Three never-before-documented finds last season - a type of snail, a rough reptile tooth and what appears to be the left upper arm of a reptile - prompted this year’s more in-depth field work. It’s a job accomplished mostly with hand trowels, rock hammers, dental picks and tweezers.

“We might be able to add new species to our list of animals that lived in Minnesota,” Westgaard said.

Solving the puzzle will involve a trip to Chicago’s Field Museum of Natural History in attempt to match pieces - but that bit of an upper arm could belong to a sea turtle.

“That would be a first occurrence,” Westgaard said.

Collected fossils could be added to the Science Museum collection, incorporated into a display there, or returned to exhibit at the state park - where the most unusual piece on view is a replica crocodile snout.

Part of the difficulty for Westgaard and other fossil-hunters: While the piles are accessible, they’re in a jumble of layers going back 100 years to the first mining. Westgaard estimated the volume at thousands of metric tons.

Fossils can be removed from this site because it’s on county land near the state park.

During a May field trip, adults scaled the muddy slope, snapping up bits of anything that looked interesting, filling bags and pockets with rocks.

Most of their finds were no bigger than golf ball-sized, nothing like the miners’ stories of ammonites (critters related to octopus and squid) too big to fit in steam shovel buckets. One partial specimen measured 41/2 feet long and nearly 1 foot in diameter.

“It’s always an adventure digging in the ground and wondering what’s going to come out next,” Westgaard said.


The rock hit the roof with a cartoonlike clang that reverberated within the metal blasting shack even after the door opened.

More clearly than any other stop on the Hill Annex Mine State Park tour, this one illustrated how much iron ore mining has changed - especially for those who ignored tour guide Loren Yost’s advice to cover their ears before he took aim at the cone-shaped roof.

Before the shack, Yost said, miners covered their faces with shovels during the blasts that freed the rock.

Hill Annex Mine in 1930 became the first on the iron range to replace steam with electricity. Eventually, it became too expensive to extract ore from the pit, 600 feet at its deepest point.

When it closed, it closed suddenly.

“The last day of operations, they did a relatively fast shutdown,” Schraefer said. “There are still clocks in some of the buildings. Where they turned the power off in that complex the clock stopped at 12:01. The stuff that ended up on the conveyors, that’s where it ended up.”

The effect can seem staged just for visitors. The train shop contains some tools. Rocks still rest on the conveyor belt that carried them up the tailings pile, 200 feet tall with a 40-acre surface area. From that vantage point, the view stretches about 30 miles beyond the open pits. Pumping stopped when mining did; even more equipment lies under water.

It’s unclear what might happen to the equipment on the surface - things like the 85-ton truck and the shovel that can scoop 10 tons of earth - if mining resumes. Carlson said no one seems to want to claim them.

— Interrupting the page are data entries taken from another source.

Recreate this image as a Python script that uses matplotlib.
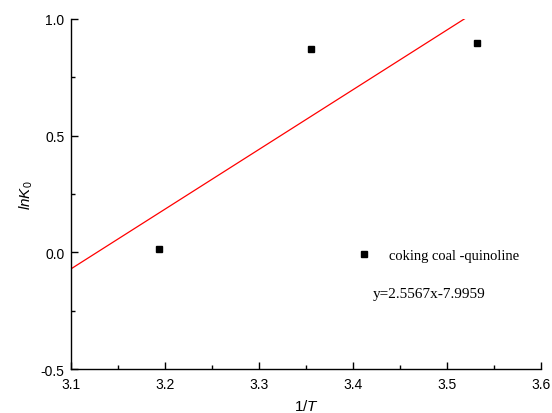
import matplotlib

matplotlib.use("Agg")
import matplotlib.pyplot as plt  # noqa: E402
import numpy as np  # noqa: E402
from matplotlib.ticker import MultipleLocator  # noqa: E402

# measured points (1/T in 1000/K, lnK0)
inv_t = [3.193, 3.355, 3.532]
ln_k0 = [0.015, 0.870, 0.895]

# linear fit reported on the chart
slope = 2.5567
intercept = -7.9959
fit_x = [3.1, (1.0 - intercept) / slope]

plt.rcParams["font.family"] = ["Liberation Sans", "DejaVu Sans"]
plt.rcParams["mathtext.fontset"] = "custom"
plt.rcParams["mathtext.rm"] = "Liberation Sans"
plt.rcParams["mathtext.it"] = "Liberation Sans:italic"

fig = plt.figure(figsize=(5.52, 4.14), dpi=100)
ax = fig.add_axes([0.129, 0.106, 0.851, 0.846])

fx = np.array(fit_x)
ax.plot(fx, slope * fx + intercept, color="red", linewidth=0.9)
ax.plot(inv_t, ln_k0, linestyle="none", marker="s", markersize=5.0,
        color="black", label="coking coal -quinoline")

ax.set_xlim(3.1, 3.6)
ax.set_ylim(-0.5, 1.0)
ax.xaxis.set_major_locator(MultipleLocator(0.1))
ax.xaxis.set_minor_locator(MultipleLocator(0.05))
ax.yaxis.set_major_locator(MultipleLocator(0.5))
ax.yaxis.set_minor_locator(MultipleLocator(0.25))
ax.set_xticklabels([f"{v:.1f}" for v in ax.get_xticks()])
ax.set_yticklabels([f"{v:.1f}" for v in ax.get_yticks()])
ax.tick_params(which="both", direction="in", labelsize=10, width=1)
ax.tick_params(which="major", length=5)
ax.tick_params(which="minor", length=3)
ax.tick_params(axis="x", pad=6)
ax.tick_params(axis="y", pad=5)
ax.spines["top"].set_visible(False)
ax.spines["right"].set_visible(False)
for s in ("left", "bottom"):
    ax.spines[s].set_linewidth(1.0)

ax.set_xlabel("1/$\\mathit{T}$", fontsize=11, labelpad=5)
ax.set_ylabel("$\\mathit{lnK}_{\\mathit{0}}$", fontsize=11, labelpad=4)

ax.legend(loc="upper left", bbox_to_anchor=(0.58, 0.38), frameon=False,
          prop={"family": "Liberation Serif", "size": 10.5},
          handletextpad=1.2, handlelength=1.0)
ax.text(0.643, 0.215, "y=2.5567x-7.9959", transform=ax.transAxes,
        family="Liberation Serif", fontsize=11, va="center")

fig.savefig("out.png", dpi=100)
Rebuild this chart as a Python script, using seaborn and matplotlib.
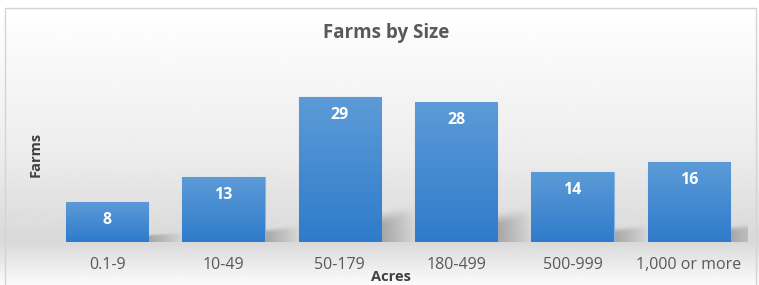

But for now, equipment such as the Euclid truck and the Marion shovel are among the stars of a 5-mile bus tour that climbs to the top of that 200-foot overlook.

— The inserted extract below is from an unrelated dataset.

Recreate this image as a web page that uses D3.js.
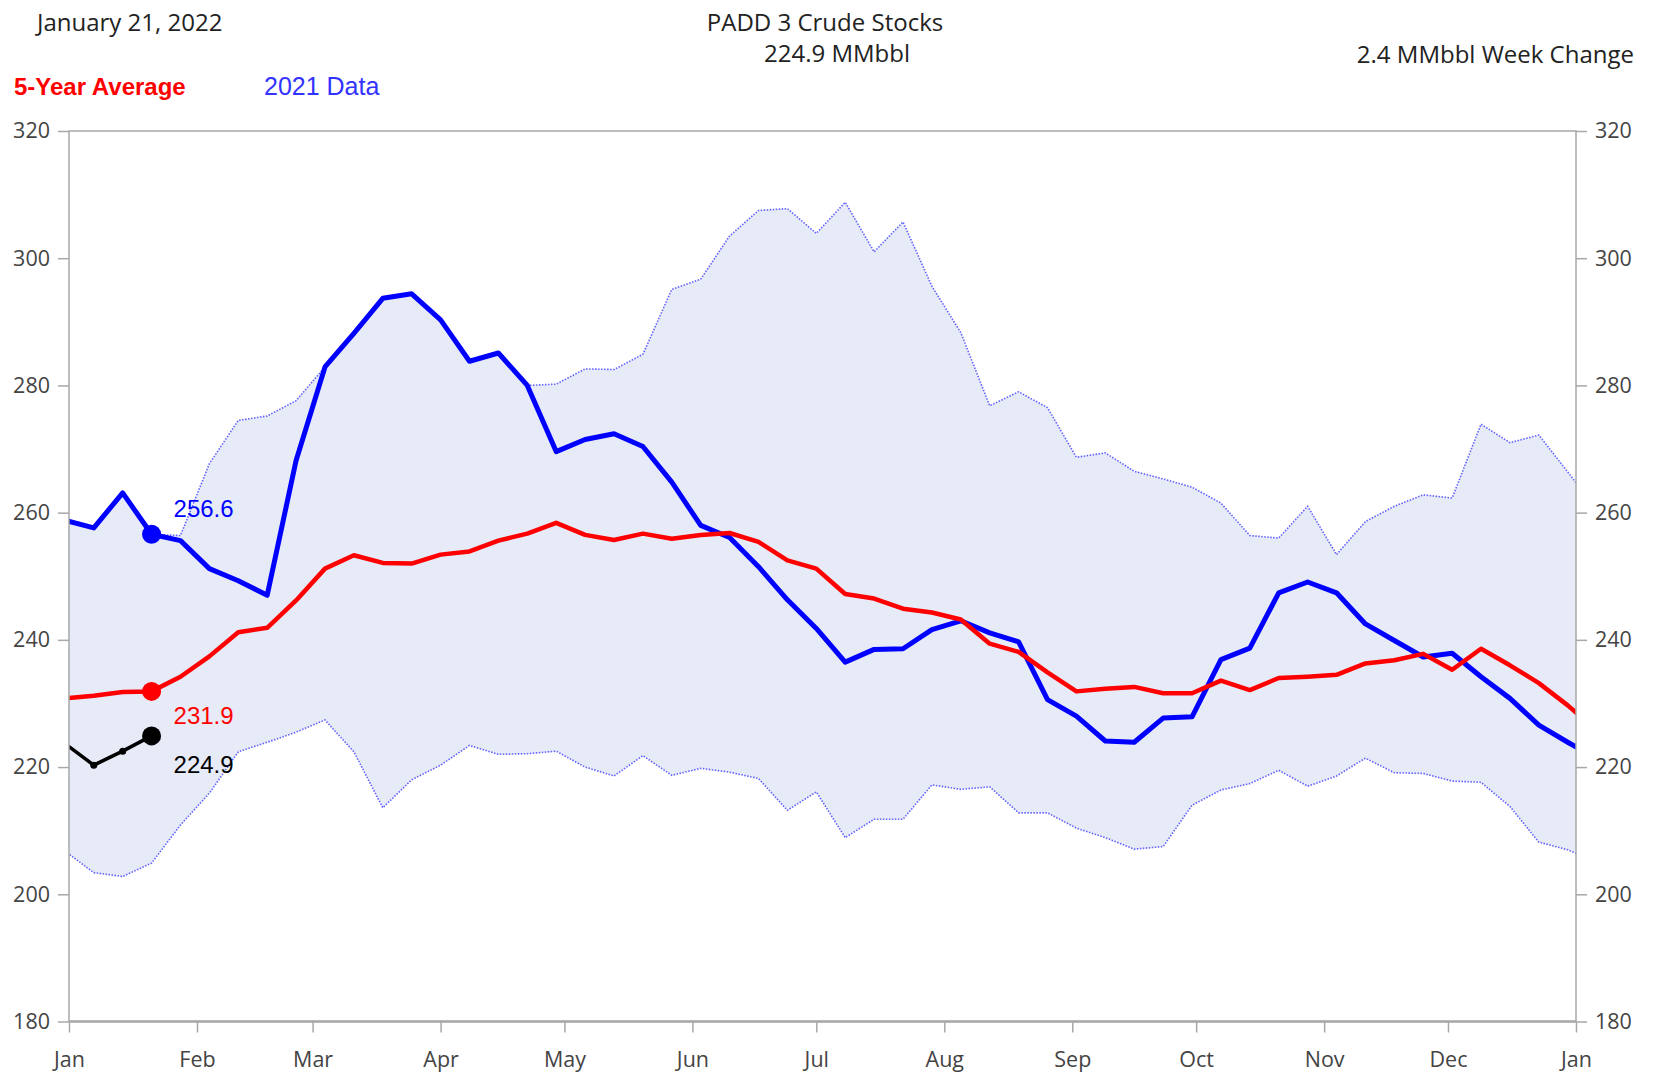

“Because it’s an abandoned industrial site, we don’t allow people to roam the grounds freely. We get some questions about why can’t I just drive down there. It’s the potential hazards that are associated with that location,” Schraefer said.

That’s why the bus slows down, but no one disembarks during the trip through the train shop.

Yost, a U.S. Steel employee for 12 years and a Hill Annex Mine State Park guide for 18, brings the tour to life with stories from his own experiences (he’s driven an 85-ton truck), a wealth of history and a bit of humor. (But do take him seriously if he says cover your ears or hang on.)

“I like to tell them about the people that came here from Yugoslavia, Austria, Italy and Finland,” Yost said.

The clubhouse, which now serves as the park’s museum and the tour starting point, was a place where Hill Annex Mine workers from all backgrounds congregated. Upstairs were sleeping rooms, rented to young, single engineers who later might live in a company house. Off the back of the building was a single-lane bowling alley.

Meanwhile, it doesn’t appear as if another land-use switch is imminent.

Kevin Kangas, who is employed by Essar Steel and works for Hill Annex LLC, a project development company, said any plans for the Hill Annex Mine State Park property were still in the project development phase. He said the first step would be for the company to propose a project, which it has not done.

“If we do propose a project, we would want to work symbiotically with the park to stay open,” Kangas said.